By Anne McNamara – World YWCA Intern
To be completely honest, I knew very little about the World YWCA and its specific mission prior to beginning my internship here in Geneva this past February. While I was drawn to the position as a self-proclaimed feminist, I only understood at a basic level its mandate to promote women’s rights worldwide, and I did not fully realize the breadth of the YWCA’s efforts to advocate for marginalised women and girls across the globe. Moreover, I could not shake an overwhelming sense of self-imposed intimidation, as I questioned what could I, as a 20 year old woman, possibly contribute to the global movement for women’s equality?
However, in my very first day at the office, my fears immediately dissipated as I was warmly welcomed by some of the most passionate, genuine, and dedicated women I have ever had the pleasure to work with. Immediately, I was treated not as a lowly school girl intern, but as a woman with a unique voice and perspective whose ideas should be valued. This reality was made evident during my first week when I was invited to participate in a meeting to discuss the new Strategic Plan for the movement. While my friends interning with different organisations bemoaned the fact that their days consisted of coffee and cigarette runs for their superiors, I had the opportunity to come into the office every day excited and ready to actively contribute to the movement.
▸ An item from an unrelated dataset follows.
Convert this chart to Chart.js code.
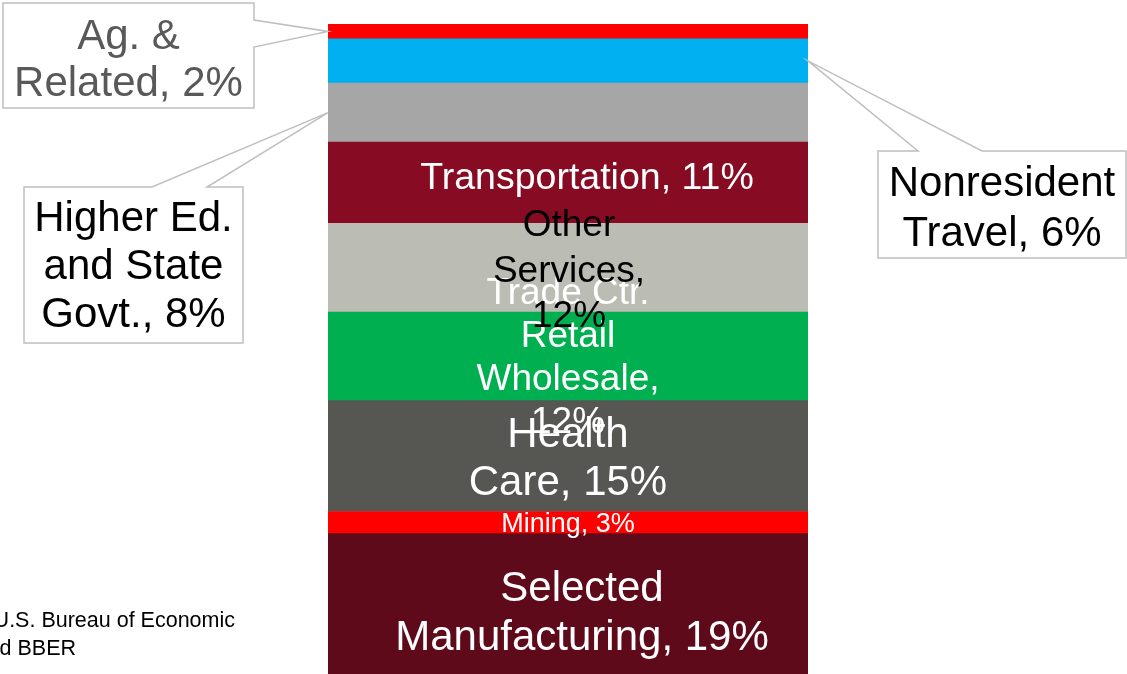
<!DOCTYPE html>
<html>
<head>
<meta charset="utf-8">
<script src="https://cdn.jsdelivr.net/npm/chart.js@4/dist/chart.umd.min.js"></script>
<style>
  body { margin: 0; background: #fff; overflow: hidden; }
</style>
</head>
<body>
<canvas id="shares" width="1127" height="674"></canvas>
<script>
// industry shares, bottom of the bar to the top
const categories = ['Selected Manufacturing', 'Mining', 'Health Care', 'Trade Ctr. Retail Wholesale',
  'Other Services', 'Transportation', 'Higher Ed. and State Govt.', 'Nonresident Travel', 'Ag. & Related'];
const shares = [19, 3, 15, 12, 12, 11, 8, 6, 2];
const labelLines = [
  ['Selected', 'Manufacturing, 19%'],
  ['Mining, 3%'],
  ['Health', 'Care, 15%'],
  ['Trade Ctr.', 'Retail', 'Wholesale,', '12%'],
  ['Other', 'Services,', '12%'],
  ['Transportation, 11%'],
  ['Higher Ed.', 'and State', 'Govt., 8%'],
  ['Nonresident', 'Travel, 6%'],
  ['Ag. &', 'Related, 2%']
];
const colors = ['#5E0A1A', '#FF0000', '#565753', '#00B050', '#BBBDB4', '#870C23', '#A6A6A6', '#00B0F0', '#FF0000'];
const sourceLines = ['Source: U.S. Bureau of Economic', 'Analysis and BBER'];

const FONT = '"Liberation Sans", Arial, sans-serif';

// how each label is drawn (inside the bar or in a callout box)
const inside = {
  0: { size: 42, lh: 49, color: '#fff', dx: 14, dy: 10 },
  1: { size: 27, lh: 30, color: '#fff', dx: 0, dy: 2 },
  2: { size: 42, lh: 48, color: '#fff', dx: 0, dy: 3 },
  3: { size: 37, lh: 43, color: '#fff', dx: 0, dy: 2 },
  4: { size: 37, lh: 45.5, color: '#000', dx: 1, dy: 4 },
  5: { size: 37.5, lh: 42, color: '#fff', dx: 19, dy: -4 }
};
const callouts = {
  6: { box: [24, 187, 243, 343], edge: 'top', a: 152, b: 207, side: 'left', color: '#000', size: 42, lh: 48, dy: 2 },
  7: { box: [878, 151, 1126, 258], edge: 'top', a: 918, b: 982, side: 'right', color: '#000', size: 42, lh: 50, dy: 5 },
  8: { box: [3, 3, 254, 108], edge: 'right', a: 20, b: 47, side: 'left', color: '#595959', size: 42, lh: 47, dy: 5 }
};

function drawLines(ctx, lines, cx, cy, size, lh, color) {
  ctx.font = size + 'px ' + FONT;
  ctx.fillStyle = color;
  ctx.textAlign = 'center';
  ctx.textBaseline = 'middle';
  const y0 = cy - (lines.length - 1) * lh / 2;
  lines.forEach((t, i) => ctx.fillText(t, cx, y0 + i * lh));
}

const labelPlugin = {
  id: 'labels',
  afterDatasetsDraw(chart) {
    const ctx = chart.ctx;
    ctx.save();
    chart.data.datasets.forEach((ds, i) => {
      const bar = chart.getDatasetMeta(i).data[0];
      const midY = (bar.y + bar.base) / 2;
      if (inside[i]) {
        const s = inside[i];
        drawLines(ctx, labelLines[i], bar.x + s.dx, midY + s.dy, s.size, s.lh, s.color);
      } else if (callouts[i]) {
        const c = callouts[i];
        const ax = c.side === 'left' ? bar.x - bar.width / 2 : bar.x + bar.width / 2;
        const [x1, y1, x2, y2] = c.box;
        ctx.beginPath();
        if (c.edge === 'top') {
          ctx.moveTo(x1, y1); ctx.lineTo(c.a, y1); ctx.lineTo(ax, midY); ctx.lineTo(c.b, y1);
          ctx.lineTo(x2, y1); ctx.lineTo(x2, y2); ctx.lineTo(x1, y2);
        } else {
          ctx.moveTo(x1, y1); ctx.lineTo(x2, y1); ctx.lineTo(x2, c.a); ctx.lineTo(ax, midY);
          ctx.lineTo(x2, c.b); ctx.lineTo(x2, y2); ctx.lineTo(x1, y2);
        }
        ctx.closePath();
        ctx.fillStyle = '#fff';
        ctx.fill();
        ctx.strokeStyle = '#BFBFBF';
        ctx.lineWidth = 1.5;
        ctx.stroke();
        drawLines(ctx, labelLines[i], (x1 + x2) / 2, (y1 + y2) / 2 + c.dy, c.size, c.lh, c.color);
      }
    });
    // source note, partly cut off at the left edge
    ctx.font = '21.5px ' + FONT;
    ctx.fillStyle = '#000';
    ctx.textAlign = 'right';
    ctx.textBaseline = 'middle';
    ctx.fillText(sourceLines[0], 235, 621);
    ctx.fillText(sourceLines[1], 76, 649);
    ctx.restore();
  }
};

new Chart(document.getElementById('shares'), {
  type: 'bar',
  data: {
    labels: [''],
    datasets: categories.map((name, i) => ({
      label: name,
      data: [shares[i]],
      backgroundColor: colors[i],
      borderWidth: 0,
      barPercentage: 1,
      categoryPercentage: 1
    }))
  },
  options: {
    responsive: false,
    animation: false,
    layout: { padding: { left: 328, right: 319, top: 24, bottom: 0 } },
    plugins: { legend: { display: false }, tooltip: { enabled: false } },
    scales: {
      x: { stacked: true, display: false },
      y: { stacked: true, display: false, min: 0, max: 88 }
    }
  },
  plugins: [labelPlugin]
});
</script>
</body>
</html>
Throughout the duration of my internship, I became increasingly enlightened not only to the unfathomable injustices women face such as early forced marriages, gender based violence, and female genital mutilation, but also to the concrete efforts and campaigns led by the YWCA in order to combat these injustices, both at a grassroots and international level. Before my time here in the world office, I saw only the obstacles women face— immense and seemingly insurmountable. Nevertheless, after my short time in this office, I now see the concrete efforts, large and small, that have been implemented by regional Y chapters to address these obstacles. Because of this exposure, I will leave Geneva with a renewed sense of hope and optimism of the future of women and girls worldwide, despite the numerous challenges we must overcome.
Furthermore, my experience here at the Y, and in Europe in general, has released me from the perpetual “bubble” I found myself trapped inside back in the United States. I grew up in a very secluded, homogenous town, surrounded only by people who possessed similar experiences to my own. However, my time abroad has exposed me to a multitude of people with different backgrounds, opinions, and cultures—a diversity of perspectives that had been lacking in my life prior to this experience. I am so grateful to the World YWCA office in particular for broadening my perspective.
The personal growth I have experienced due to the time I have spent as an intern at the YWCA is invaluable. I am so thankful for this experience and for the women in the office who have touched my life, for however a short time. I will return to the U.S. ready to spread the YWCA’s message, and confident in my abilities as a young woman leader.